Tuesday, September 7, 2010

Barry McGee and Josh Lazcano at Houston and Bowery


Barry McGee and Josh Lazcano, mural at Houston and Broadway, New York. Photos: 16 Miles [more]

I have no real interest in street art or graffiti, but I have to admit that the new mural at Houston and Bowery in New York, recently completed by Barry McGee and Lee Lozcano, is a stunning piece of work. Sure, after the monstrous Shepard Fairey piece that had been there for so long, almost anything would be have been an improvement, but this is clever, fascinating stuff, consisting of reproductions of dozens of tags of graffiti artists past and present. (It also includes the mural's makers: the very prominent AMAZE tag is Lozcano’s signature, and a less-prominent TWISTER tag belongs to McGee.)

Lozcano and McGee dispute that age-old criticism of graffiti — "it all looks the same" — directly, showing the nuance and subtly involved in various styles, and, in the process, they emerge as expert connoisseurs and historians. They wrote the tags from memory, trying to mimic the signature of each artist memorialized on the wall. That remarkable endurance feat recalls Douglas Gordon’s List of Names piece (displayed below), which involves Gordon listing off, from memory, every person that he has ever met each time it is installed or published as an edition. At the Scottish National Gallery of Modern Art he rattled off more than 1,000 names, which line the wall of a stairwell. (Click the second image of the work below for an enormous enlargement, and spot the art-world celebrities!)

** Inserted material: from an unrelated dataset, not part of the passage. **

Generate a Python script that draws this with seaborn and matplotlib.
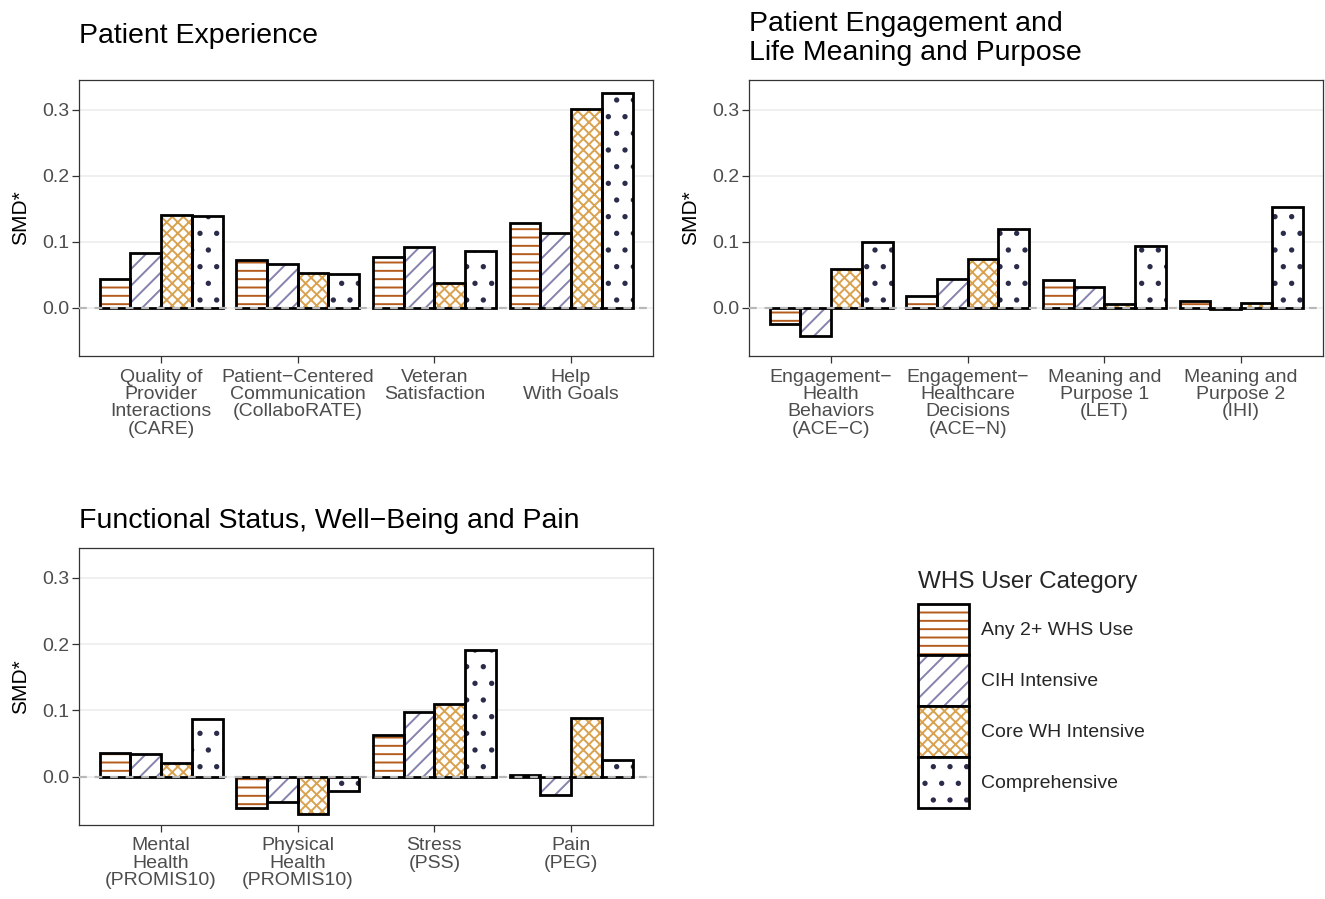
import matplotlib
matplotlib.use("Agg")
import matplotlib.pyplot as plt
from matplotlib.patches import Patch
from matplotlib.legend_handler import HandlerTuple
import numpy as np
import pandas as pd
import seaborn as sns

sns.set_theme(style="white")
plt.rcParams["font.family"] = ["Liberation Sans", "DejaVu Sans"]
plt.rcParams["hatch.linewidth"] = 1.4

# ---------------- data ----------------
groups = ["Any 2+ WHS Use", "CIH Intensive", "Core WH Intensive", "Comprehensive"]

p1_title = "Patient Experience"
p1_measures = ["Quality of\nProvider\nInteractions\n(CARE)",
               "Patient\u2212Centered\nCommunication\n(CollaboRATE)",
               "Veteran\nSatisfaction",
               "Help\nWith Goals"]
p1_any = [0.044, 0.072, 0.077, 0.129]
p1_cih = [0.083, 0.067, 0.092, 0.113]
p1_core = [0.141, 0.053, 0.038, 0.301]
p1_comp = [0.139, 0.051, 0.086, 0.325]

p2_title = "Patient Engagement and\nLife Meaning and Purpose"
p2_measures = ["Engagement\u2212\nHealth\nBehaviors\n(ACE\u2212C)",
               "Engagement\u2212\nHealthcare\nDecisions\n(ACE\u2212N)",
               "Meaning and\nPurpose 1\n(LET)",
               "Meaning and\nPurpose 2\n(IHI)"]
p2_any = [-0.024, 0.018, 0.042, 0.011]
p2_cih = [-0.043, 0.044, 0.032, -0.002]
p2_core = [0.059, 0.074, 0.006, 0.008]
p2_comp = [0.100, 0.119, 0.094, 0.153]

p3_title = "Functional Status, Well\u2212Being and Pain"
p3_measures = ["Mental\nHealth\n(PROMIS10)",
               "Physical\nHealth\n(PROMIS10)",
               "Stress\n(PSS)",
               "Pain\n(PEG)"]
p3_any = [0.036, -0.048, 0.063, 0.003]
p3_cih = [0.034, -0.039, 0.098, -0.027]
p3_core = [0.021, -0.056, 0.110, 0.088]
p3_comp = [0.087, -0.021, 0.191, 0.025]

y_ticks = [0.0, 0.1, 0.2, 0.3]
y_tick_labels = ["0.0", "0.1", "0.2", "0.3"]

# ---------------- style ----------------
hatches = ["--", "//", "xxx", "."]
hatch_colors = ["#b35c1e", "#8583ad", "#d9a250", "#2b2b4a"]
outline_lw = 2.0
ylim = (-0.073, 0.345)
tick_fs = 14

W, H = 1325, 899
fig = plt.figure(figsize=(W / 100, H / 100), dpi=100)


def px_axes(left, top, right, bottom):
    return fig.add_axes([left / W, 1 - bottom / H, (right - left) / W, (bottom - top) / H])


def draw_panel(ax, measures, series, title, pad):
    rows = []
    for g, vals in zip(groups, series):
        for m, v in zip(measures, vals):
            rows.append({"measure": m, "group": g, "smd": v})
    df = pd.DataFrame(rows)
    ax.grid(False)
    ax.yaxis.grid(True, color="#ebebeb", lw=1.1)
    ax.set_axisbelow(True)
    sns.barplot(data=df, x="measure", y="smd", hue="group", order=measures,
                hue_order=groups, palette=["white"] * 4, saturation=1,
                width=0.9, errorbar=None, legend=False, linewidth=0, ax=ax)
    for cont, h, hc in zip(ax.containers, hatches, hatch_colors):
        for p in cont:
            p.set_hatch(h)
            p.set_edgecolor(hc)
            p.set_linewidth(0)
    sns.barplot(data=df, x="measure", y="smd", hue="group", order=measures,
                hue_order=groups, palette=["black"] * 4, fill=False,
                width=0.9, errorbar=None, legend=False, linewidth=outline_lw, ax=ax)
    ax.axhline(0, color="#b8b8b8", lw=1.6, ls=(0, (3.5, 3.5)), zorder=10)
    ax.set_ylim(*ylim)
    ax.set_xlim(-0.6, len(measures) - 0.4)
    ax.set_yticks(y_ticks)
    ax.set_yticklabels(y_tick_labels)
    ax.set_xlabel("")
    ax.set_ylabel("SMD*", fontsize=15, color="black", labelpad=9)
    ax.tick_params(axis="both", length=5, width=0.9, color="#333333",
                   labelcolor="#4d4d4d", labelsize=tick_fs, bottom=True, left=True)
    ax.tick_params(axis="y", pad=2)
    ax.tick_params(axis="x", pad=4)
    for lab in ax.get_xticklabels():
        lab.set_linespacing(1.03)
    for s in ax.spines.values():
        s.set_color("#333333")
        s.set_linewidth(0.9)
    ax.set_title(title, loc="left", fontsize=20.5, pad=pad, color="black",
                 linespacing=1.15)


ax1 = px_axes(79, 80, 653, 356)
draw_panel(ax1, p1_measures, [p1_any, p1_cih, p1_core, p1_comp], p1_title, 27)

ax2 = px_axes(749, 80, 1323, 356)
draw_panel(ax2, p2_measures, [p2_any, p2_cih, p2_core, p2_comp], p2_title, 14.5)

ax3 = px_axes(79, 548, 653, 825)
draw_panel(ax3, p3_measures, [p3_any, p3_cih, p3_core, p3_comp], p3_title, 14.5)

handles = [(Patch(facecolor="white", edgecolor=hc, hatch=h, lw=0),
            Patch(facecolor="none", edgecolor="black", lw=outline_lw))
           for h, hc in zip(hatches, hatch_colors)]
leg = fig.legend(handles, groups, title="WHS User Category",
                 loc="upper left", bbox_to_anchor=(918 / W, 1 - 571 / H),
                 frameon=False, fontsize=14, title_fontsize=17.5,
                 handlelength=2.63, handleheight=3.66, labelspacing=0,
                 handletextpad=0.6, borderpad=0, borderaxespad=0,
                 alignment="left",
                 handler_map={tuple: HandlerTuple(ndivide=1, pad=0)})
leg._legend_box.sep = 8

fig.savefig("out.png", dpi=100)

Douglas Gordon, List of Names (Random), 1990-ongoing, at the Gallery of Modern Art, Edinburgh, Scotland

Explaining the piece, Gordon said: “It was an accurate and honest statement, but it was full of mistakes (like forgetting the names of some friends), so there were some embarrassing elements in the work.” McGee and Lozcano must also have had similar fears, particularly since they listed a much smaller group of names and limited themselves solely to graffiti artists. When Mary Beth Edelson assembled a similar list of 69 artists for her 1972 collage Some Living American Women Artists (now on view in curator Roxana Marcoci’s remarkable “Pictures by Women” exhibition at MoMA), she had some time to think it through, but McGee and Lozacano fired off their work in a single night.




Francis Picabia, L'Oeil cacodylate ("The Cacodylic Eye"), 1921. Oil with photomontage and collage on canvas, 58 ½ x 46 ¼ in. Photo: © CNAC / MNAM / Dist. Réunion des Musées Nationaux / Art Resource, NY

Jumping back a few decades: the mural stands as a direct opposite of Francis Picabia’s L'Oeil cacodylate, 1921. In that work, Picabia invited about 50 friends to scrawl notes on and sign a large canvas when they came to visit him as he recovered from an eye illness, handing over control of the work to other artists. In their mural, McGee and Lozcano function as artists but also as curators. Rather than inviting artists to tag the wall, they handpicked the people they wanted to memorialize, enacting the way in which modern and contemporary museums have generally dealt with so-called street artists like them: selecting a minute number of people (like Fairey and, of course, McGee) to serve as token exemplars of a a much larger movement. Now I am just hoping that someone writes a complete guide to the mural, explaining the origin of each tag and showing examples of each artist's work.